▶ **Exercise**:
The records below must be transcribed exactly. Do not include the pictures.

* BEGIN *

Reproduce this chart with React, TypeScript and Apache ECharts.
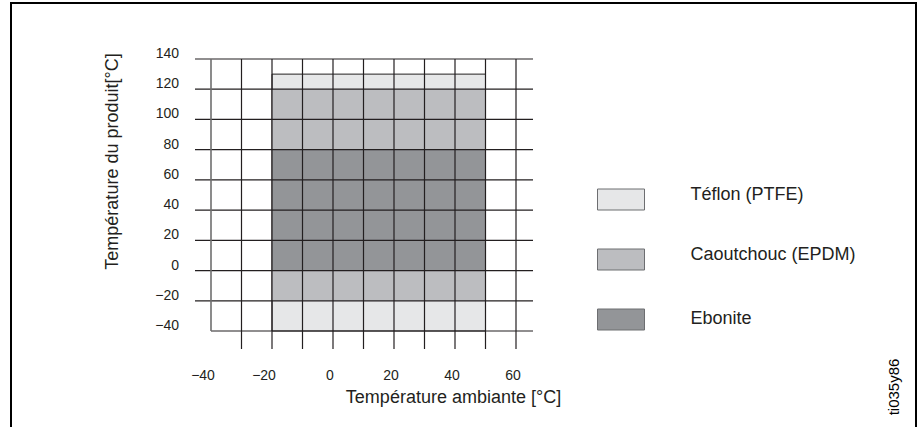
import React, { useEffect, useRef } from "react";
import * as echarts from "echarts";

const materials = ["Téflon (PTFE)", "Caoutchouc (EPDM)", "Ebonite"];
const ambientMin = [-20, -20, -20];
const ambientMax = [50, 50, 50];
const productMin = [-40, -20, 0];
const productMax = [130, 120, 80];
const fills = ["#e6e7e8", "#bcbdc0", "#939598"];

const xGridValues = [-40, -30, -20, -10, 0, 10, 20, 30, 40, 50, 60];
const yGridValues = [-40, -20, 0, 20, 40, 60, 80, 100, 120, 140];
const xLabeled = [-40, -20, 0, 20, 40, 60];

const FONT = "'Liberation Sans', Arial, Helvetica, sans-serif";
const INK = "#231f20";

const fmt = (v: number) => (v < 0 ? "\u2212" + Math.abs(v) : String(v));

export default function App() {
  const ref = useRef<HTMLDivElement>(null);
  useEffect(() => {
    if (!ref.current) return;
    const chart = echarts.init(ref.current, undefined, { renderer: "svg" });

    const materialSeries = materials.map((name, i) => ({
      type: "custom",
      name,
      z: 2,
      itemStyle: { color: fills[i] },
      data: [[ambientMin[i], ambientMax[i], productMin[i], productMax[i]]],
      renderItem: (params: any, api: any) => {
        const p0 = api.coord([api.value(0), api.value(3)]);
        const p1 = api.coord([api.value(1), api.value(2)]);
        return {
          type: "rect",
          shape: { x: p0[0], y: p0[1], width: p1[0] - p0[0], height: p1[1] - p0[1] },
          style: i === 0 ? { fill: fills[i], stroke: INK, lineWidth: 1 } : { fill: fills[i] },
        };
      },
    }));

    const hLines = {
      type: "custom",
      name: "hgrid",
      z: 5,
      silent: true,
      data: yGridValues.map((v) => [v]),
      renderItem: (params: any, api: any) => {
        const v = api.value(0);
        const a = api.coord([-40, v]);
        const b = api.coord([60, v]);
        return {
          type: "line",
          shape: { x1: v === -40 ? a[0] : a[0] - 16, y1: a[1], x2: b[0] + 17, y2: b[1] },
          style: { stroke: INK, lineWidth: 1.2 },
        };
      },
    };

    const vLines = {
      type: "custom",
      name: "vgrid",
      z: 5,
      silent: true,
      data: xGridValues.map((v) => [v]),
      renderItem: (params: any, api: any) => {
        const v = api.value(0);
        const a = api.coord([v, 140]);
        const b = api.coord([v, -40]);
        return {
          type: "line",
          shape: { x1: a[0], y1: a[1], x2: b[0], y2: v === -40 ? b[1] : b[1] + 18 },
          style: v === -40 ? { stroke: "#6f6f6f", lineWidth: 1.6 } : { stroke: INK, lineWidth: 1.2 },
        };
      },
    };

    chart.setOption({
      animation: false,
      grid: { left: 211, right: 406, top: 59, bottom: 96 },
      xAxis: {
        type: "value",
        min: -40,
        max: 60,
        interval: 10,
        axisLine: { show: false },
        axisTick: { show: false },
        splitLine: { show: false },
        axisLabel: {
          margin: 37,
          fontSize: 14,
          fontFamily: FONT,
          color: INK,
          padding: [0, 6, 0, 0],
          formatter: (v: number) =>
            xLabeled.indexOf(v) >= 0 ? (v < 0 ? "{n|" + fmt(v) + "}" : fmt(v)) : "",
          rich: { n: { fontSize: 14, fontFamily: FONT, color: INK, padding: [0, 10, 0, 0] } },
        },
        name: "Température ambiante [°C]",
        nameLocation: "middle",
        nameGap: 57,
        nameTextStyle: { fontSize: 18, fontFamily: FONT, color: INK, padding: [0, 0, 0, 180] },
      },
      yAxis: {
        type: "value",
        min: -40,
        max: 140,
        interval: 20,
        axisLine: { show: false },
        axisTick: { show: false },
        splitLine: { show: false },
        axisLabel: {
          margin: 32,
          fontSize: 14,
          fontFamily: FONT,
          color: INK,
          verticalAlign: "bottom",
          lineHeight: 12,
          formatter: (v: number) => fmt(v),
        },
        name: "Température du produit[°C]",
        nameLocation: "middle",
        nameGap: 90,
        nameTextStyle: { fontSize: 18, fontFamily: FONT, color: INK, padding: [0, 0, 0, 67] },
      },
      legend: {
        data: materials,
        orient: "vertical",
        left: 597,
        top: 184.5,
        padding: 0,
        icon: "rect",
        itemWidth: 47,
        itemHeight: 21,
        itemGap: 30,
        selectedMode: false,
        itemStyle: { borderColor: "#6d6e71", borderWidth: 1 },
        formatter: (name: string) => (name === "Ebonite" ? "{e|" + name + "}" : "{t|" + name + "}"),
        textStyle: {
          fontSize: 18,
          fontFamily: FONT,
          color: INK,
          rich: {
            t: { fontSize: 18, fontFamily: FONT, color: INK, lineHeight: 18, padding: [0, 0, 12, 41] },
            e: { fontSize: 18, fontFamily: FONT, color: INK, lineHeight: 18, padding: [4, 0, 8, 41] },
          },
        },
      },
      graphic: [
        {
          type: "polyline",
          silent: true,
          shape: { points: [[11, 440], [11, 3], [916, 3], [916, 440]] },
          style: { stroke: "#000", lineWidth: 2, fill: null },
        },
        {
          type: "text",
          x: 893,
          y: 387,
          rotation: Math.PI / 2,
          style: {
            text: "ti035y86",
            font: "15px " + FONT,
            fill: "#000",
            textAlign: "center",
            textVerticalAlign: "middle",
          },
        },
      ],
      series: [...materialSeries, hLines, vLines],
    });
    return () => chart.dispose();
  }, []);

  return (
    <div
      ref={ref}
      style={{ position: "fixed", left: 0, top: 0, width: 922, height: 427, background: "#fff" }}
    />
  );
}
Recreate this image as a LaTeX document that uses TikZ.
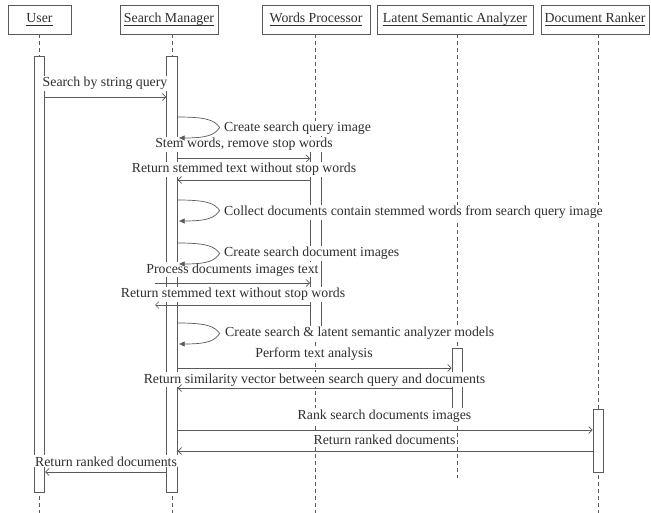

* END *

▶ **Reply to the exercise**:
Reproduce this chart with React, TypeScript and Apache ECharts.
import React, { useEffect, useRef } from "react";
import * as echarts from "echarts";

const materials = ["Téflon (PTFE)", "Caoutchouc (EPDM)", "Ebonite"];
const ambientMin = [-20, -20, -20];
const ambientMax = [50, 50, 50];
const productMin = [-40, -20, 0];
const productMax = [130, 120, 80];
const fills = ["#e6e7e8", "#bcbdc0", "#939598"];

const xGridValues = [-40, -30, -20, -10, 0, 10, 20, 30, 40, 50, 60];
const yGridValues = [-40, -20, 0, 20, 40, 60, 80, 100, 120, 140];
const xLabeled = [-40, -20, 0, 20, 40, 60];

const FONT = "'Liberation Sans', Arial, Helvetica, sans-serif";
const INK = "#231f20";

const fmt = (v: number) => (v < 0 ? "\u2212" + Math.abs(v) : String(v));

export default function App() {
  const ref = useRef<HTMLDivElement>(null);
  useEffect(() => {
    if (!ref.current) return;
    const chart = echarts.init(ref.current, undefined, { renderer: "svg" });

    const materialSeries = materials.map((name, i) => ({
      type: "custom",
      name,
      z: 2,
      itemStyle: { color: fills[i] },
      data: [[ambientMin[i], ambientMax[i], productMin[i], productMax[i]]],
      renderItem: (params: any, api: any) => {
        const p0 = api.coord([api.value(0), api.value(3)]);
        const p1 = api.coord([api.value(1), api.value(2)]);
        return {
          type: "rect",
          shape: { x: p0[0], y: p0[1], width: p1[0] - p0[0], height: p1[1] - p0[1] },
          style: i === 0 ? { fill: fills[i], stroke: INK, lineWidth: 1 } : { fill: fills[i] },
        };
      },
    }));

    const hLines = {
      type: "custom",
      name: "hgrid",
      z: 5,
      silent: true,
      data: yGridValues.map((v) => [v]),
      renderItem: (params: any, api: any) => {
        const v = api.value(0);
        const a = api.coord([-40, v]);
        const b = api.coord([60, v]);
        return {
          type: "line",
          shape: { x1: v === -40 ? a[0] : a[0] - 16, y1: a[1], x2: b[0] + 17, y2: b[1] },
          style: { stroke: INK, lineWidth: 1.2 },
        };
      },
    };

    const vLines = {
      type: "custom",
      name: "vgrid",
      z: 5,
      silent: true,
      data: xGridValues.map((v) => [v]),
      renderItem: (params: any, api: any) => {
        const v = api.value(0);
        const a = api.coord([v, 140]);
        const b = api.coord([v, -40]);
        return {
          type: "line",
          shape: { x1: a[0], y1: a[1], x2: b[0], y2: v === -40 ? b[1] : b[1] + 18 },
          style: v === -40 ? { stroke: "#6f6f6f", lineWidth: 1.6 } : { stroke: INK, lineWidth: 1.2 },
        };
      },
    };

    chart.setOption({
      animation: false,
      grid: { left: 211, right: 406, top: 59, bottom: 96 },
      xAxis: {
        type: "value",
        min: -40,
        max: 60,
        interval: 10,
        axisLine: { show: false },
        axisTick: { show: false },
        splitLine: { show: false },
        axisLabel: {
          margin: 37,
          fontSize: 14,
          fontFamily: FONT,
          color: INK,
          padding: [0, 6, 0, 0],
          formatter: (v: number) =>
            xLabeled.indexOf(v) >= 0 ? (v < 0 ? "{n|" + fmt(v) + "}" : fmt(v)) : "",
          rich: { n: { fontSize: 14, fontFamily: FONT, color: INK, padding: [0, 10, 0, 0] } },
        },
        name: "Température ambiante [°C]",
        nameLocation: "middle",
        nameGap: 57,
        nameTextStyle: { fontSize: 18, fontFamily: FONT, color: INK, padding: [0, 0, 0, 180] },
      },
      yAxis: {
        type: "value",
        min: -40,
        max: 140,
        interval: 20,
        axisLine: { show: false },
        axisTick: { show: false },
        splitLine: { show: false },
        axisLabel: {
          margin: 32,
          fontSize: 14,
          fontFamily: FONT,
          color: INK,
          verticalAlign: "bottom",
          lineHeight: 12,
          formatter: (v: number) => fmt(v),
        },
        name: "Température du produit[°C]",
        nameLocation: "middle",
        nameGap: 90,
        nameTextStyle: { fontSize: 18, fontFamily: FONT, color: INK, padding: [0, 0, 0, 67] },
      },
      legend: {
        data: materials,
        orient: "vertical",
        left: 597,
        top: 184.5,
        padding: 0,
        icon: "rect",
        itemWidth: 47,
        itemHeight: 21,
        itemGap: 30,
        selectedMode: false,
        itemStyle: { borderColor: "#6d6e71", borderWidth: 1 },
        formatter: (name: string) => (name === "Ebonite" ? "{e|" + name + "}" : "{t|" + name + "}"),
        textStyle: {
          fontSize: 18,
          fontFamily: FONT,
          color: INK,
          rich: {
            t: { fontSize: 18, fontFamily: FONT, color: INK, lineHeight: 18, padding: [0, 0, 12, 41] },
            e: { fontSize: 18, fontFamily: FONT, color: INK, lineHeight: 18, padding: [4, 0, 8, 41] },
          },
        },
      },
      graphic: [
        {
          type: "polyline",
          silent: true,
          shape: { points: [[11, 440], [11, 3], [916, 3], [916, 440]] },
          style: { stroke: "#000", lineWidth: 2, fill: null },
        },
        {
          type: "text",
          x: 893,
          y: 387,
          rotation: Math.PI / 2,
          style: {
            text: "ti035y86",
            font: "15px " + FONT,
            fill: "#000",
            textAlign: "center",
            textVerticalAlign: "middle",
          },
        },
      ],
      series: [...materialSeries, hLines, vLines],
    });
    return () => chart.dispose();
  }, []);

  return (
    <div
      ref={ref}
      style={{ position: "fixed", left: 0, top: 0, width: 922, height: 427, background: "#fff" }}
    />
  );
}
Recreate this image as a LaTeX document that uses TikZ.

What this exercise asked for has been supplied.